Ulster Unionist MLA Alan Chambers said of the 271 children, he understands that almost a quarter of them (63) are in the North Down area.

The Education Authority (EA) last night would not elaborate on which areas the remaining unplaced children are in.

The EA has published a full list of schools across Northern Ireland at which places still remain.

This morning, MLAs from a number of political parties are to meet officials at the Department of Education's headquarters at Rathgael House in Bangor this morning while angry parents protest outside.

Last night, Mr Chambers called on the Permanent Secretary at the Department of Education to produce a common sense solution to the ongoing school admissions crisis in North Down.

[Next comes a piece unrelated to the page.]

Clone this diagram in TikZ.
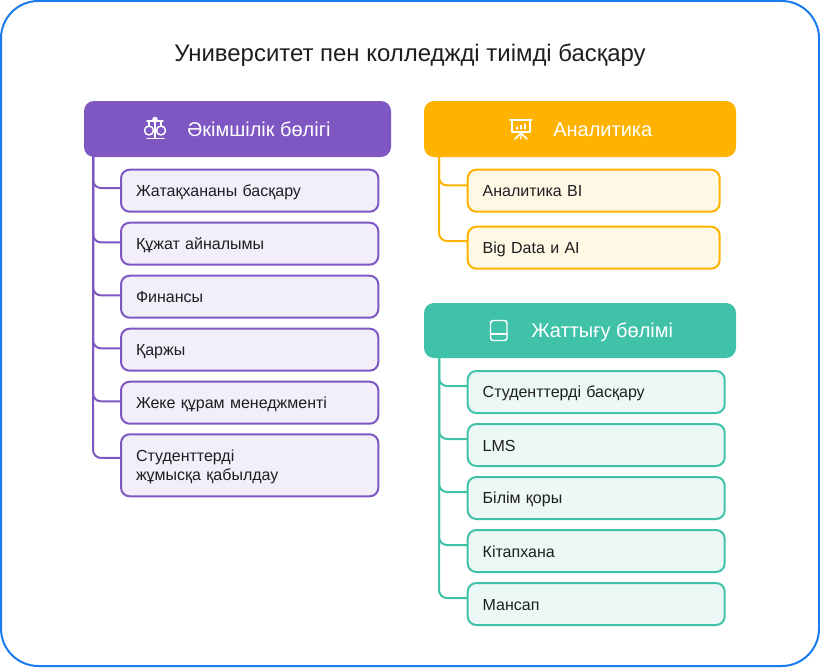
\documentclass[tikz,border=0pt]{standalone}
\usepackage{fontspec}
\setmainfont{Liberation Sans}
\definecolor{framec}{HTML}{1A7BEE}
\definecolor{adminc}{HTML}{7E57C2}
\definecolor{adminl}{HTML}{F2EEFA}
\definecolor{analytc}{HTML}{FFB300}
\definecolor{analytl}{HTML}{FFF8E5}
\definecolor{trainc}{HTML}{40C2A9}
\definecolor{trainl}{HTML}{ECF8F6}
\definecolor{inkc}{HTML}{1E1E1E}
\newcommand{\itemstrut}{\rule[-2pt]{0pt}{13pt}}
\tikzset{
  header/.style={anchor=north west,fill=#1,rounded corners=7.5pt,minimum height=42pt,inner sep=0pt,outer sep=0pt},
  headtext/.style={anchor=base west,text=white,inner sep=0pt,font=\fontsize{15}{18}\selectfont},
  item/.style={anchor=north west,draw=#1,line width=1.5pt,rounded corners=6.5pt,minimum height=31.5pt,
    inner xsep=11.25pt,inner ysep=0pt,outer sep=0pt,align=left,text=inkc,font=\fontsize{12}{14.25}\selectfont,
    execute at begin node={\itemstrut},execute at end node={\itemstrut}},
  branch/.style={draw=#1,line width=1.5pt,rounded corners=6pt},
  iconline/.style={draw=white,line width=1.1pt,line cap=round,line join=round}
}
\begin{document}
\begin{tikzpicture}[x=0.75pt,y=-0.75pt]
\useasboundingbox (0,0) rectangle (820,667);
\node[anchor=north west,draw=framec,line width=1.5pt,rounded corners=28pt,minimum width=613.5pt,minimum height=498.75pt,inner sep=0pt,outer sep=0pt] (frame) at (1,1) {};
\node[text=inkc,font=\fontsize{17.95}{20}\selectfont,inner sep=0pt] (title) at (410,55) {Университет пен колледжді тиімді басқару};
\coordinate (tadmin) at (93,150);
\coordinate (tanalyt) at (439,150);
\coordinate (ttrain) at (439,352);
% admin column
\foreach \n/\t/\y/\h in {a1/Жатақхананы басқару/169.7/31.5pt,a2/Құжат айналымы/222.7/31.5pt,a3/Финансы/275.7/31.5pt,a4/Қаржы/328.7/31.5pt,a5/Жеке құрам менеджменті/381.7/31.5pt,a6/{Студенттерді\\жұмысқа қабылдау}/434.3/46.5pt}
  \node[item=adminc,fill=adminl,minimum height=\h,text width=170.5pt] (\n) at (121,\y) {\t};
\foreach \n/\d in {a1/2,a2/1,a3/1,a4/1,a5/1,a6/5.5}
  \draw[branch=adminc] (tadmin) |- ([yshift=\d pt]\n.west);
% analytics column
\foreach \n/\t/\y in {b1/Аналитика BI/169.7,b2/Big Data и AI/226.7}
  \node[item=analytc,fill=analytl,text width=166.5pt] (\n) at (467.7,\y) {\t};
\foreach \n/\d in {b1/4,b2/5}
  \draw[branch=analytc] (tanalyt) |- ([yshift=\d pt]\n.west);
% training column
\foreach \n/\t/\y in {c1/Студенттерді басқару/371,c2/LMS/424,c3/Білім қоры/477,c4/Кітапхана/530,c5/Мансап/583}
  \node[item=trainc,fill=trainl,text width=170.25pt] (\n) at (467.7,\y) {\t};
\foreach \n in {c1,c2,c3,c4,c5}
  \draw[branch=trainc] (ttrain) |- ([yshift=4.5pt]\n.west);
\node[header=adminc,minimum width=230.25pt] (hadmin) at (84,101) {};
\node[header=analytc,minimum width=234pt] (hanalyt) at (424,101) {};
\node[header=trainc,minimum width=234pt,minimum height=41.25pt] (htrain) at (424,303) {};
\node[headtext] (tadm) at (187,136) {Әкімшілік бөлігі};
\node[headtext] (tana) at (553,136) {Аналитика};
\node[headtext] (ttra) at (531,337.5) {Жаттығу бөлімі};
% scales icon
\draw[iconline] (155,119) -- (155,138) (147,138.5) -- (164,138.5) (147,121) -- (163,121);
\draw[iconline] (155,119.5) circle (2);
\draw[iconline] (149,130.5) circle (4.5) (161,130.5) circle (4.5);
\draw[iconline] (149,121) -- (149,126) (161,121) -- (161,126);
% board icon
\draw[iconline] (510,120) -- (532,120) (512,120) -- (512,132) -- (530,132) -- (530,120);
\draw[iconline] (521,132) -- (521,139) (521,133) -- (515,139) (521,133) -- (527,139);
\draw[iconline] (517,129) -- (517,127) (521,129) -- (521,125.5) (525,129) -- (525,124);
% book icon
\draw[iconline,rounded corners=2pt] (490.5,320.5) rectangle (507,340.5);
\draw[iconline] (490.5,334) -- (507,334);
\end{tikzpicture}
\end{document}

Some 40 children who applied for places at Bangor Academy this year were not successful, and now face having to travel to Portaferry every day for a post primary school place.

Bangor Academy principal Matthew Pitts told disappointed parents that "it is not a school decision".

He contends the school had requested extra places on two occasions to accommodate the higher numbers in this year's P7 age group, but was turned down.

Both the Department of Education and the EA have said they are working to resolve the issue.

Yesterday Mr Chambers, along with his party education spokeswoman Rosemary Barton, met with officials from the department and a senior official from the Education Authority to discuss the situation.

"Officials committed to giving us a decision within seven working days, with regard to them assessing a third attempt made by Bangor Academy, to secure a temporary variation to increase entrance numbers by around 40 places," he said.

"This is the obvious solution and one which has universal political support.

"The Ulster Unionist Party fully supports the parents affected in their efforts to secure a common sense outcome, and urges the Department of Education to facilitate a temporary solution so that Bangor pupils can attend Bangor Academy.

"In the words of a local post primary headmaster - 'exceptional circumstances require exceptional solutions'."